Metode pembelajaran adalah salah satu aspek penting dalam dunia pendidikan. Bukan tanpa tujuan, metode pembelajaran dibentuk dan diciptakan dengan fungsi dan tujuan tertentu.
Dalam perspektif Islam, metode merupakan cara kerja yang teratur dan sistematis serta memikirkan semua faktor-faktor yang ada untuk mencapai tujuan pendidikan agama Islam atau untuk menyampaikan materi-materi pendidikan agama Islam secara efektif dan efisien.

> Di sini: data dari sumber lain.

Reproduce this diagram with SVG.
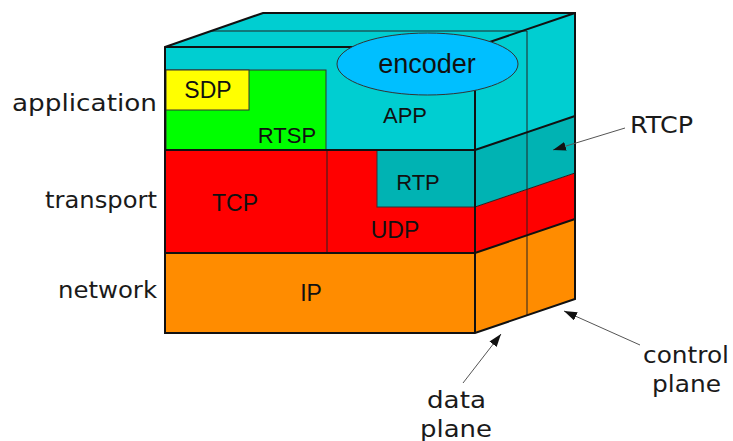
<svg xmlns="http://www.w3.org/2000/svg" width="733" height="441" viewBox="0 0 733 441">
<style>
.edge{fill:none;stroke:#111;stroke-width:2;stroke-linejoin:miter}
.thin{fill:none;stroke:#222;stroke-width:1}
.box{stroke:#333;stroke-width:1}
.lbl{font-family:"Liberation Sans",Arial,sans-serif;fill:#111;text-anchor:middle}
.side{font-family:"DejaVu Sans",sans-serif;font-size:23px;fill:#1a1a1a}
.teal{fill:#00CED1}
.dteal{fill:#00B3B3}
.red{fill:#FF0000}
.orange{fill:#FF8C00}
.conn{stroke:#555;stroke-width:1;fill:none;marker-end:url(#ah)}
</style>
<defs>
<marker id="ah" markerUnits="userSpaceOnUse" markerWidth="13" markerHeight="10" refX="13" refY="4.5" orient="auto">
<path d="M0,0 L13,4.5 L0,9 z" fill="#111"/>
</marker>
</defs>
<rect width="733" height="441" fill="#fff"/>
<g id="cube">
<polygon class="teal" points="165,47 263,13 575,13 475,47"/>
<polygon class="teal" points="475,47 575,13 575,116 475,150"/>
<polygon class="dteal" points="475,150 575,116 575,173 475,207"/>
<polygon class="red" points="475,207 575,173 575,219 475,253"/>
<polygon class="orange" points="475,253 575,219 575,299 475,333"/>
<rect class="teal" x="165" y="47" width="310" height="103"/>
</g>
<g id="app">
<text class="lbl" x="405" y="123" font-size="22">APP</text>
</g>
<g id="rtsp">
<rect x="166" y="70" width="160" height="80" fill="#00FF00" class="box"/>
<text class="lbl" x="287" y="143" font-size="22">RTSP</text>
</g>
<g id="sdp">
<rect x="166" y="70" width="83" height="40" fill="#FFFF00" class="box"/>
<text class="lbl" x="208" y="98" font-size="23">SDP</text>
</g>
<g id="tcp">
<rect x="165" y="150" width="162" height="103" class="red"/>
<text class="lbl" x="235" y="211" font-size="23">TCP</text>
</g>
<g id="udp">
<rect x="327" y="150" width="148" height="103" class="red"/>
<text class="lbl" x="395" y="238" font-size="23">UDP</text>
</g>
<g id="rtp">
<rect x="377" y="150" width="98" height="57" class="dteal box"/>
<text class="lbl" x="418" y="190" font-size="22">RTP</text>
</g>
<g id="ip">
<rect x="165" y="253" width="310" height="80" class="orange"/>
<text class="lbl" x="311" y="301" font-size="23">IP</text>
</g>
<g id="cube-lines">
<line class="thin" x1="327" y1="150" x2="327" y2="253"/>
<line class="thin" x1="212" y1="31" x2="527" y2="31"/>
<line class="thin" x1="527" y1="31" x2="527" y2="315" stroke-width="1.3"/>
<line class="thin" x1="475" y1="207" x2="575" y2="173"/>
<line class="edge" x1="475" y1="47" x2="475" y2="333" stroke-width="1.6"/>
<polyline class="edge" points="165,47 475,47 575,13"/>
<polyline class="edge" points="165,150 475,150 575,116"/>
<polyline class="edge" points="165,253 475,253 575,219"/>
<polygon class="edge" points="165,333 165,47 263,13 575,13 575,299 475,333"/>
</g>
<g id="encoder">
<ellipse cx="427.5" cy="64" rx="90.5" ry="31" fill="#00BFFF" stroke="#333" stroke-width="1"/>
<text class="lbl" x="427" y="73" font-size="27">encoder</text>
</g>
<g id="rtcp">
<text class="side" x="630" y="133" textLength="63" lengthAdjust="spacingAndGlyphs">RTCP</text>
</g>
<g id="layer-labels">
<text class="side" x="12" y="111" textLength="145" lengthAdjust="spacingAndGlyphs">application</text>
<text class="side" x="45" y="208" textLength="112" lengthAdjust="spacingAndGlyphs">transport</text>
<text class="side" x="58" y="298" textLength="99" lengthAdjust="spacingAndGlyphs">network</text>
</g>
<g id="control-plane">
<text class="side" x="643" y="363" textLength="86" lengthAdjust="spacingAndGlyphs">control</text>
<text class="side" x="652" y="392" textLength="69" lengthAdjust="spacingAndGlyphs">plane</text>
</g>
<g id="data-plane">
<text class="side" x="427" y="408" textLength="59" lengthAdjust="spacingAndGlyphs">data</text>
<text class="side" x="420" y="437" textLength="72" lengthAdjust="spacingAndGlyphs">plane</text>
</g>
<g id="connectors">
<line class="conn" x1="625" y1="128" x2="553" y2="150"/>
<line class="conn" x1="640" y1="345" x2="564" y2="311"/>
<line class="conn" x1="463" y1="383" x2="501" y2="334"/>
</g>
</svg>
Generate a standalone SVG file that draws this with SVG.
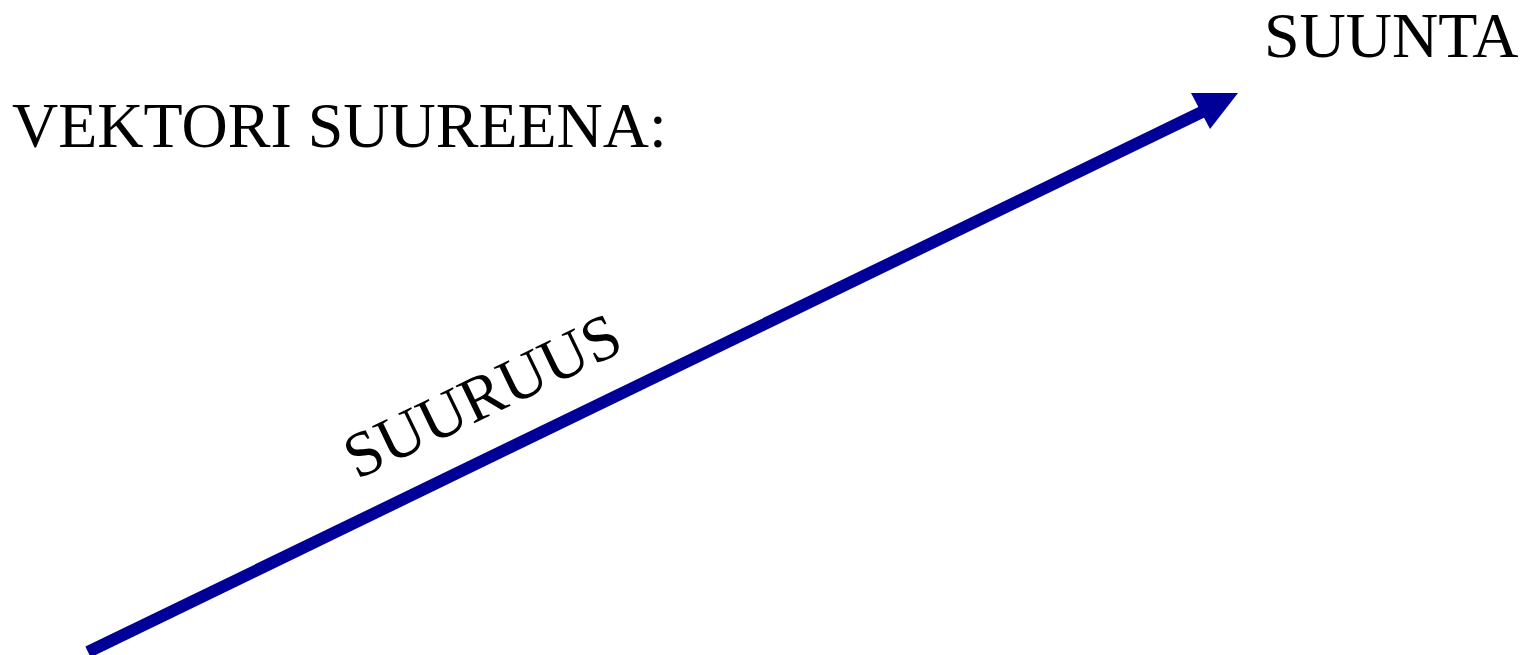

Pernyataan tersebut subtansinya hampir serupa dengan pernyataan Syaikh Abu Malik Wail al-Awdhi, salah seorang ulama kontemporer yang menaruh perhatian besar dalam pendidikan Islam; bahwa hakekat menuntut ilmu itu bukan terpaku pada metode, cara, atau tingkatan tertentu, melainkan ada pada metode yang ditapaki seorang murid selama masa belajar. Dalam artian, harus ada sistem menyeluruh yang yang menghantarkan seorang murid pada tujuan belajarnya.[1]
Metode Belajar ala Salaf
Dahulu, para ulama’ salaf memusatkan pembelajaran di masjid-masjid menggunakan sistem halaqah. Menjadikan masjid sebagai pusat pembelajaran. Sistem halaqah inilah yang di kemudian hari melahirkan para ahlul ilmi dari masa ke masa.
Hari ini model halaqah oleh sebagian pegiat pendidikan Islam mulai diaktualisasikan kembali dengan istilah Mulazamah. Disebut Mulazamah karena seorang murid selalu mendampingi syaikh dan belajar secara langsung darinya.
Selain Mulazamah, istilah yang tak kalah popular lainnya adalah istilah ta’shil al-ilmi. Yaitu sistem study yang mengedepankan pendalaman dan penghayatan kaedah dan pokok dalam satu bidang ilmu.
Imam Syafi’i (150 – 204 H) berkata : “Tidaklah aku berdiskusi dengan orang yang fokus dalam satu bidang kecuali ia mengalahkanku, dan tidaklah aku berdiskusi dengan orang yang fokus dalam banyak bidang kecuali aku mengalahkannya.”(al-Jawahir wa Durar fi Tarjamah Syaikh Islam Ibn Hajar: Vol.1/ Hlm. 272), al-Qasim bin Salim (157 – 224 H) menambahkan: “Khusus dalam bidangnya.” (Al-Ilma’, hlm. 221). Inilah titik keunggulan metode salaf dalam belajar.
Istilah Mulazamah dan Ta’shil Ilmi sendiri dalam ranah pendidikan Islam boleh dikata masih bias, karena secara konseptual boleh dikata belum matang, dalam arti, pada tataran aplikasi belum bisa merujuk kepada suatu model paten tertentu.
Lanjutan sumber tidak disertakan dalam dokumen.